* [Short task]:
Copy the data that follows exactly. Include no pictures.

* [Material]:
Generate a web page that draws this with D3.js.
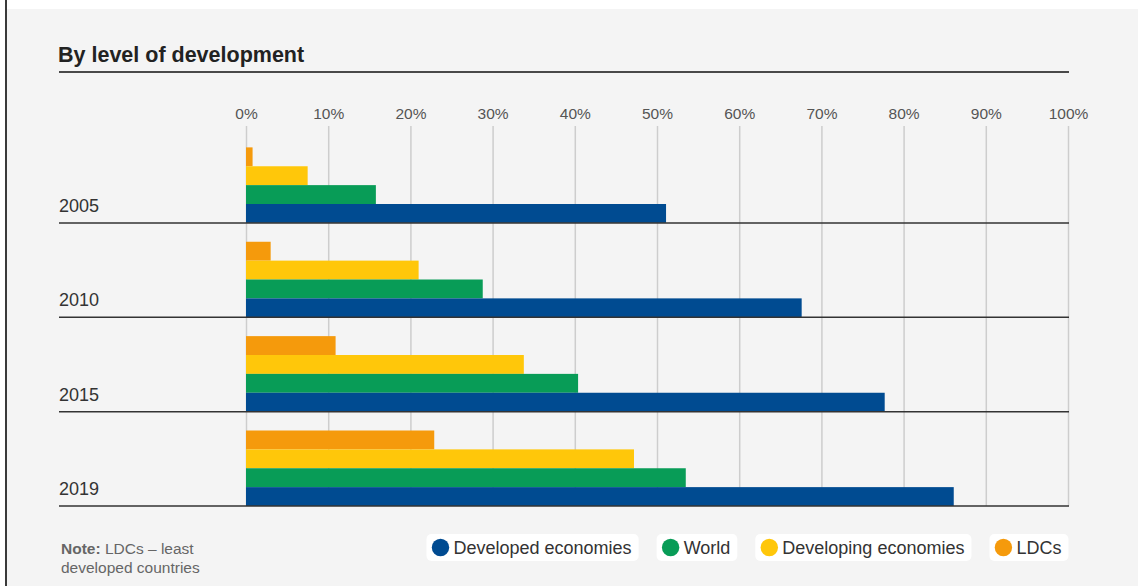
<!DOCTYPE html>
<html>
<head>
<meta charset="utf-8">
<script src="https://cdn.jsdelivr.net/npm/d3@7"></script>
<style>
  html, body { margin: 0; padding: 0; background: #fff; }
  svg { display: block; font-family: "Liberation Sans", Arial, Helvetica, sans-serif; }
</style>
</head>
<body>
<div id="chart"></div>
<script>
// data (percent)
var years = ["2005", "2010", "2015", "2019"];
var seriesNames = ["LDCs", "Developing economies", "World", "Developed economies"];
var ldcs = [0.8, 3.0, 10.9, 22.9];
var developing = [7.5, 21.0, 33.8, 47.2];
var world = [15.8, 28.8, 40.4, 53.5];
var developed = [51.1, 67.6, 77.7, 86.1];
var tickValues = [0, 10, 20, 30, 40, 50, 60, 70, 80, 90, 100];
var legendOrder = ["Developed economies", "World", "Developing economies", "LDCs"];

var colors = {
  "Developed economies": "#004b91",
  "World": "#089c57",
  "Developing economies": "#ffc70a",
  "LDCs": "#f59a0c"
};

var valuesBySeries = {
  "LDCs": ldcs,
  "Developing economies": developing,
  "World": world,
  "Developed economies": developed
};

var W = 1138, H = 586;

var svg = d3.select("#chart").append("svg")
  .attr("width", W)
  .attr("height", H);

// panel background + left border
svg.append("rect").attr("x", 0).attr("y", 0).attr("width", W).attr("height", H).attr("fill", "#fff");
svg.append("rect").attr("x", 7).attr("y", 9).attr("width", W - 7).attr("height", H - 9).attr("fill", "#f4f4f4");
svg.append("rect").attr("x", 5).attr("y", 0).attr("width", 2).attr("height", H).attr("fill", "#3a3a3a");

// title
svg.append("text")
  .attr("x", 58)
  .attr("y", 62)
  .attr("font-size", 21.5)
  .attr("font-weight", "bold")
  .attr("fill", "#222")
  .text("By level of development");

svg.append("line")
  .attr("x1", 59).attr("x2", 1069)
  .attr("y1", 72).attr("y2", 72)
  .attr("stroke", "#111")
  .attr("stroke-width", 1.5);

// scales
var x = d3.scaleLinear().domain([0, 100]).range([246, 1068]);

var y = d3.scaleBand()
  .domain(years)
  .range([128.5, 506])
  .padding(0);

var bw = y.bandwidth();
var inner = d3.scaleBand()
  .domain(seriesNames)
  .range([bw * 0.2, bw])
  .padding(0);

// axis with gridlines
var axisTopY = 126;
var axis = svg.append("g")
  .attr("class", "x-axis")
  .attr("transform", "translate(0," + axisTopY + ")")
  .call(d3.axisTop(x)
    .tickValues(tickValues)
    .tickFormat(function (d) { return d + "%"; })
    .tickSize(-(506 - axisTopY))
    .tickPadding(7));

axis.select(".domain").remove();
axis.selectAll(".tick line")
  .attr("stroke", "#cdcdcd")
  .attr("stroke-width", 1.5);
axis.selectAll(".tick text")
  .attr("font-size", 15.5)
  .attr("fill", "#555")
  .attr("font-family", "Liberation Sans, Arial, sans-serif");

// bars
var groups = svg.selectAll(".year")
  .data(years)
  .enter().append("g")
  .attr("class", "year")
  .attr("transform", function (d) { return "translate(0," + y(d) + ")"; });

groups.selectAll("rect")
  .data(function (d, i) {
    return seriesNames.map(function (s) {
      return { series: s, value: valuesBySeries[s][i] };
    });
  })
  .enter().append("rect")
  .attr("x", x(0))
  .attr("y", function (d) { return inner(d.series); })
  .attr("width", function (d) { return x(d.value) - x(0); })
  .attr("height", inner.bandwidth())
  .attr("fill", function (d) { return colors[d.series]; });

// separators and year labels
groups.append("line")
  .attr("x1", 59).attr("x2", 1069)
  .attr("y1", bw).attr("y2", bw)
  .attr("stroke", "#333")
  .attr("stroke-width", 1.5);

groups.append("text")
  .attr("x", 59)
  .attr("y", bw - 11)
  .attr("font-size", 18)
  .attr("fill", "#333")
  .text(function (d) { return d; });

// legend, laid out from the left
var legend = svg.append("g").attr("class", "legend");
var items = legend.selectAll("g")
  .data(legendOrder)
  .enter().append("g");

items.append("rect").attr("class", "bg");
items.append("circle")
  .attr("r", 8.7)
  .attr("cx", 14)
  .attr("cy", 13.5)
  .attr("fill", function (d) { return colors[d]; });
items.append("text")
  .attr("x", 27)
  .attr("y", 20)
  .attr("font-size", 18)
  .attr("fill", "#333")
  .text(function (d) { return d; });

var gap = 18;
var lx = 426.5;
items.each(function () {
  var g = d3.select(this);
  var w = 27 + g.select("text").node().getComputedTextLength() + 7;
  g.attr("transform", "translate(" + lx + ",534)");
  g.select("rect.bg")
    .attr("width", w)
    .attr("height", 27)
    .attr("rx", 5)
    .attr("fill", "#fff");
  lx += w + gap;
});

// note
var note = svg.append("text")
  .attr("x", 61)
  .attr("y", 554)
  .attr("font-size", 15.5)
  .attr("fill", "#666");
note.append("tspan").attr("font-weight", "bold").text("Note:");
note.append("tspan").text(" LDCs \u2013 least");
svg.append("text")
  .attr("x", 61)
  .attr("y", 573)
  .attr("font-size", 15.5)
  .attr("fill", "#666")
  .text("developed countries");
</script>
</body>
</html>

* [Task solution]:
Generate a web page that draws this with D3.js.
<!DOCTYPE html>
<html>
<head>
<meta charset="utf-8">
<script src="https://cdn.jsdelivr.net/npm/d3@7"></script>
<style>
  html, body { margin: 0; padding: 0; background: #fff; }
  svg { display: block; font-family: "Liberation Sans", Arial, Helvetica, sans-serif; }
</style>
</head>
<body>
<div id="chart"></div>
<script>
// data (percent)
var years = ["2005", "2010", "2015", "2019"];
var seriesNames = ["LDCs", "Developing economies", "World", "Developed economies"];
var ldcs = [0.8, 3.0, 10.9, 22.9];
var developing = [7.5, 21.0, 33.8, 47.2];
var world = [15.8, 28.8, 40.4, 53.5];
var developed = [51.1, 67.6, 77.7, 86.1];
var tickValues = [0, 10, 20, 30, 40, 50, 60, 70, 80, 90, 100];
var legendOrder = ["Developed economies", "World", "Developing economies", "LDCs"];

var colors = {
  "Developed economies": "#004b91",
  "World": "#089c57",
  "Developing economies": "#ffc70a",
  "LDCs": "#f59a0c"
};

var valuesBySeries = {
  "LDCs": ldcs,
  "Developing economies": developing,
  "World": world,
  "Developed economies": developed
};

var W = 1138, H = 586;

var svg = d3.select("#chart").append("svg")
  .attr("width", W)
  .attr("height", H);

// panel background + left border
svg.append("rect").attr("x", 0).attr("y", 0).attr("width", W).attr("height", H).attr("fill", "#fff");
svg.append("rect").attr("x", 7).attr("y", 9).attr("width", W - 7).attr("height", H - 9).attr("fill", "#f4f4f4");
svg.append("rect").attr("x", 5).attr("y", 0).attr("width", 2).attr("height", H).attr("fill", "#3a3a3a");

// title
svg.append("text")
  .attr("x", 58)
  .attr("y", 62)
  .attr("font-size", 21.5)
  .attr("font-weight", "bold")
  .attr("fill", "#222")
  .text("By level of development");

svg.append("line")
  .attr("x1", 59).attr("x2", 1069)
  .attr("y1", 72).attr("y2", 72)
  .attr("stroke", "#111")
  .attr("stroke-width", 1.5);

// scales
var x = d3.scaleLinear().domain([0, 100]).range([246, 1068]);

var y = d3.scaleBand()
  .domain(years)
  .range([128.5, 506])
  .padding(0);

var bw = y.bandwidth();
var inner = d3.scaleBand()
  .domain(seriesNames)
  .range([bw * 0.2, bw])
  .padding(0);

// axis with gridlines
var axisTopY = 126;
var axis = svg.append("g")
  .attr("class", "x-axis")
  .attr("transform", "translate(0," + axisTopY + ")")
  .call(d3.axisTop(x)
    .tickValues(tickValues)
    .tickFormat(function (d) { return d + "%"; })
    .tickSize(-(506 - axisTopY))
    .tickPadding(7));

axis.select(".domain").remove();
axis.selectAll(".tick line")
  .attr("stroke", "#cdcdcd")
  .attr("stroke-width", 1.5);
axis.selectAll(".tick text")
  .attr("font-size", 15.5)
  .attr("fill", "#555")
  .attr("font-family", "Liberation Sans, Arial, sans-serif");

// bars
var groups = svg.selectAll(".year")
  .data(years)
  .enter().append("g")
  .attr("class", "year")
  .attr("transform", function (d) { return "translate(0," + y(d) + ")"; });

groups.selectAll("rect")
  .data(function (d, i) {
    return seriesNames.map(function (s) {
      return { series: s, value: valuesBySeries[s][i] };
    });
  })
  .enter().append("rect")
  .attr("x", x(0))
  .attr("y", function (d) { return inner(d.series); })
  .attr("width", function (d) { return x(d.value) - x(0); })
  .attr("height", inner.bandwidth())
  .attr("fill", function (d) { return colors[d.series]; });

// separators and year labels
groups.append("line")
  .attr("x1", 59).attr("x2", 1069)
  .attr("y1", bw).attr("y2", bw)
  .attr("stroke", "#333")
  .attr("stroke-width", 1.5);

groups.append("text")
  .attr("x", 59)
  .attr("y", bw - 11)
  .attr("font-size", 18)
  .attr("fill", "#333")
  .text(function (d) { return d; });

// legend, laid out from the left
var legend = svg.append("g").attr("class", "legend");
var items = legend.selectAll("g")
  .data(legendOrder)
  .enter().append("g");

items.append("rect").attr("class", "bg");
items.append("circle")
  .attr("r", 8.7)
  .attr("cx", 14)
  .attr("cy", 13.5)
  .attr("fill", function (d) { return colors[d]; });
items.append("text")
  .attr("x", 27)
  .attr("y", 20)
  .attr("font-size", 18)
  .attr("fill", "#333")
  .text(function (d) { return d; });

var gap = 18;
var lx = 426.5;
items.each(function () {
  var g = d3.select(this);
  var w = 27 + g.select("text").node().getComputedTextLength() + 7;
  g.attr("transform", "translate(" + lx + ",534)");
  g.select("rect.bg")
    .attr("width", w)
    .attr("height", 27)
    .attr("rx", 5)
    .attr("fill", "#fff");
  lx += w + gap;
});

// note
var note = svg.append("text")
  .attr("x", 61)
  .attr("y", 554)
  .attr("font-size", 15.5)
  .attr("fill", "#666");
note.append("tspan").attr("font-weight", "bold").text("Note:");
note.append("tspan").text(" LDCs \u2013 least");
svg.append("text")
  .attr("x", 61)
  .attr("y", 573)
  .attr("font-size", 15.5)
  .attr("fill", "#666")
  .text("developed countries");
</script>
</body>
</html>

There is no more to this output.